El 24 de julio de 1936, uno de nuestros Fundadores, Onésimo Redondo Ortega… fue fusilado por milicianos de la FAI. Así lo recoge «Historia de la Cruzada Española»:

“Luego (Onésimo) se prepara para acudir de nuevo al frente. Se le advirtió que fuera prevenido y con buena escolta, porque en la carretera podía haber peligro. Pero despreció el prudente consejo. Le acompañaban su hermano Andrés, dos amigos, don Jesús Salcedo y don Eduardo Martin Alonso Calero y un falangista de su escolta, Agustín Sastre, campesino del pueblo de Mojados. Ocupaban un coche Ford, que, conducido por Alonso Calero, se lanzó por la llanura castellana a una velocidad de vértigo. Quería Onésimo llegar aquella misma tarde a la batalla, que sabía se estaba librando con encarnizamiento.

Onésimo Redondo

Salieron a las doce y media del día. En los pueblos, bajo el sol tórrido, los vecinos le saludaban brazo en alto. Era Castilla que le decía adiós por última vez. El viaje careció de anécdotas hasta que dieron vista al pueblo de Labajos, en los límites de Segovia y de Ávila, perteneciente a la primera de dichas provincias y a su partido judicial de Santa María de Nieva. Su misérrimo caserío -casas de adobe y de piedras- se alza en una dilatada llanura a un lado y otro de la carretera de Madrid a La Coruña. Cuando el Ford de Onésimo se acerca a su Plaza Mayor, se ve que en ella hay un camión parado y que a unos metros de él un par de fusileros preparan sus armas para cerrarles el paso. Sobre el camión hay otros veinte hombres armados, que llevan a los cuellos, y anudados sobre la cabeza, pañuelos rojinegros. Un banderín de estos mismos colores desfallece en brisa que lo mueve en el baquet. A un lado del camión y conversando con unos lugareños se ve a un teniente del Ejército.

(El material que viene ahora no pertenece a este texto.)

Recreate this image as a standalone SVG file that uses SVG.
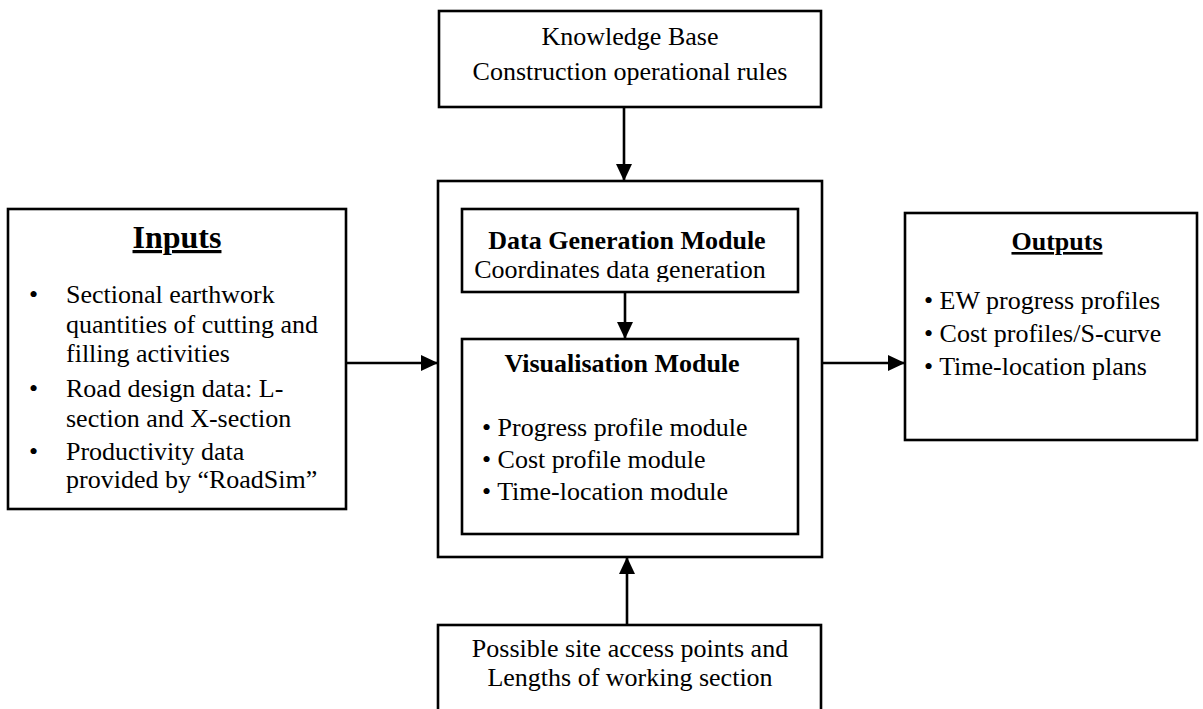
<svg xmlns="http://www.w3.org/2000/svg" width="1203" height="709" viewBox="0 0 1203 709">
<style>
.box{fill:#fff;stroke:#000;stroke-width:2.6}
.t{font-family:"Liberation Serif","Times New Roman",serif;font-size:26px;fill:#000}
.b{font-weight:bold}
.c{text-anchor:middle}
.u{text-decoration:underline}
.conn{stroke:#000;stroke-width:2.6;fill:none;marker-end:url(#ah)}
</style>
<defs>
<marker id="ah" markerWidth="17" markerHeight="16" viewBox="0 0 17 16" refX="17" refY="8" orient="auto" markerUnits="userSpaceOnUse">
<path d="M0,0 L17,8 L0,16 Z" fill="#000"/>
</marker>
<clipPath id="dgclip"><rect x="462" y="209" width="336" height="73"/></clipPath>
</defs>
<rect width="1203" height="709" fill="#fff"/>
<g id="knowledge-base">
<rect class="box" x="439" y="11" width="382" height="96"/>
<text class="t c" x="630" y="45">Knowledge Base</text>
<text class="t c" x="630" y="80">Construction operational rules</text>
</g>
<g id="inputs">
<rect class="box" x="8" y="209" width="338" height="300"/>
<text class="t b c u" x="177" y="248" style="font-size:32px">Inputs</text>
<text class="t" x="29" y="303">•</text><text class="t" x="66" y="303">Sectional earthwork</text>
<text class="t" x="66" y="333">quantities of cutting and</text>
<text class="t" x="66" y="362">filling activities</text>
<text class="t" x="29" y="397">•</text><text class="t" x="66" y="397">Road design data: L-</text>
<text class="t" x="66" y="427">section and X-section</text>
<text class="t" x="29" y="460">•</text><text class="t" x="66" y="460">Productivity data</text>
<text class="t" x="66" y="488">provided by “RoadSim”</text>
</g>
<g id="main">
<rect class="box" x="438" y="181" width="384" height="376"/>
</g>
<g id="data-generation">
<rect class="box" x="462" y="209" width="336" height="83"/>
<text class="t b c" x="627" y="249">Data Generation Module</text>
<text class="t c" x="620" y="278" clip-path="url(#dgclip)">Coordinates data generation</text>
</g>
<g id="visualisation">
<rect class="box" x="462" y="339" width="336" height="195"/>
<text class="t b c" x="622" y="372">Visualisation Module</text>
<text class="t" x="482" y="436">• Progress profile module</text>
<text class="t" x="482" y="468">• Cost profile  module</text>
<text class="t" x="482" y="500">• Time-location  module</text>
</g>
<g id="outputs">
<rect class="box" x="905" y="213" width="292" height="227"/>
<text class="t b c u" x="1057" y="250">Outputs</text>
<text class="t" x="924" y="309">• EW progress profiles</text>
<text class="t" x="924" y="342">• Cost profiles/S-curve</text>
<text class="t" x="924" y="375">• Time-location plans</text>
</g>
<g id="site-access">
<rect class="box" x="438" y="625" width="383" height="100"/>
<text class="t c" x="630" y="657">Possible site access points and</text>
<text class="t c" x="630" y="686">Lengths of working section</text>
</g>
<g id="connectors">
<line class="conn" x1="624" y1="107" x2="624" y2="181"/>
<line class="conn" x1="346" y1="363" x2="438" y2="363"/>
<line class="conn" x1="625" y1="292" x2="625" y2="339"/>
<line class="conn" x1="822" y1="363" x2="905" y2="363"/>
<line class="conn" x1="627" y1="625" x2="627" y2="557"/>
</g>
</svg>
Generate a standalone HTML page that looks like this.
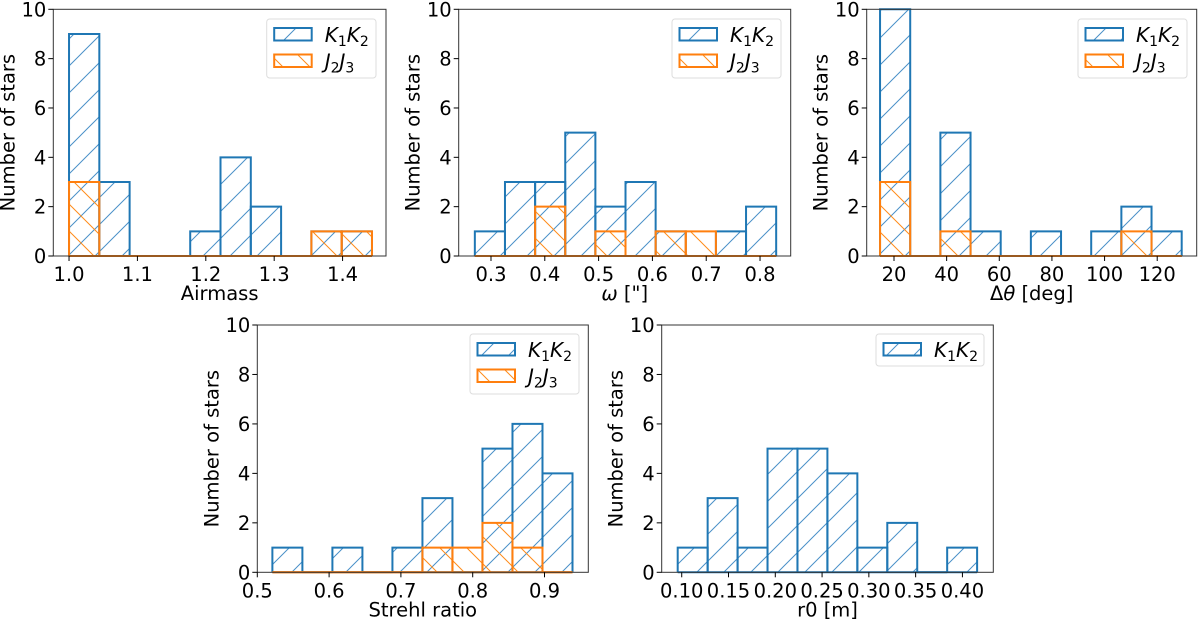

Onésimo y los que le acompañan juzgan que se trata de camaradas de Falange. La identidad de los colores de su gallardete e insignias con los suyos propios contribuye a obstinarlos en su error. Por otra parte, no se les ocurre pensar que un destacamento enemigo haya podido llegar tan a retaguardia, en plena línea de comunicaciones de la columna combatiente, con sus bases de Ávila y Valladolid. Con toda confianza el coche para ante los dos centinelas que se acercan a reconocerle; Andrés Redondo echa pie a tierra para saludarles:

-¡Arriba España, camaradas! Viene con nosotros el jefe provincial de Falange de Valladolid. Llevamos mucha prisa. Ya para entonces los hombres del camión se han apeado precipitadamente y el teniente se adelanta pistola en mano. También los compañeros de Onésimo dejan su coche. En aquel momento el teniente se vuelve a sus hombres y grita:

-Son fascistas ¡Fuego!

El terrible episodio se desarrolló con la rapidez de un relámpago. Martin Alonso Calero había vuelto al baquet y trataba de poner en marcha el coche, cuando resonó la descarga. Andrés Redondo y Salcedo se hallaban en aquel momento uno en cada lado del coche. Andrés le gritó a su hermano:

-Échate, que tiran …

Onésimo, de un salto, quiso dejar su asiento, pero en el mismo estribo una bala le hirió una rodilla y cayó a tierra.

Sus acompañantes, imposibilitados de defenderse, procuraron ponerse a salvo. La patrulla agresora, que se componía de milicianos de la F.A.I. y que por eso llevaban el banderín y los pañuelos roji-negros -los colores de esa siniestra asociación- disparó de nuevo y esta vez las balas acribillaron al héroe castellano, que yacía inerme en la carretera. A pocos pasos de él cayó también muerto el falangista de su escolta Agustin Sastre, el campesino de Mojados.

Los tres supervivientes corrían en distintas direcciones perseguidos por las balas. Salcedo y Calero doblaron una calle hasta encontrar el resguardo de una tapia que les permitió llegar a un campo de trigo, en el que se ocultaron. Andrés Redondo siguió la dirección contraria.

Al cabo de un rato los escondidos en los trigos echaron a correr, pero a poco, Calero volvió a tenderse en tierra porque el calor sofocante y la emoción le imposibilitaron de todo esfuerzo. En esta posición oyó los pasos de los milicianos y que uno decía:

-¡Ahí va uno de la camisa azul!

¡Es el que falta!

Después de una verdadera odisea Salcedo llegó a un pueblo, donde intentaron fusilarle porque le creían un miliciano rojo, pero reconocido por el alcalde, que era falangista, lo alojó en su casa”.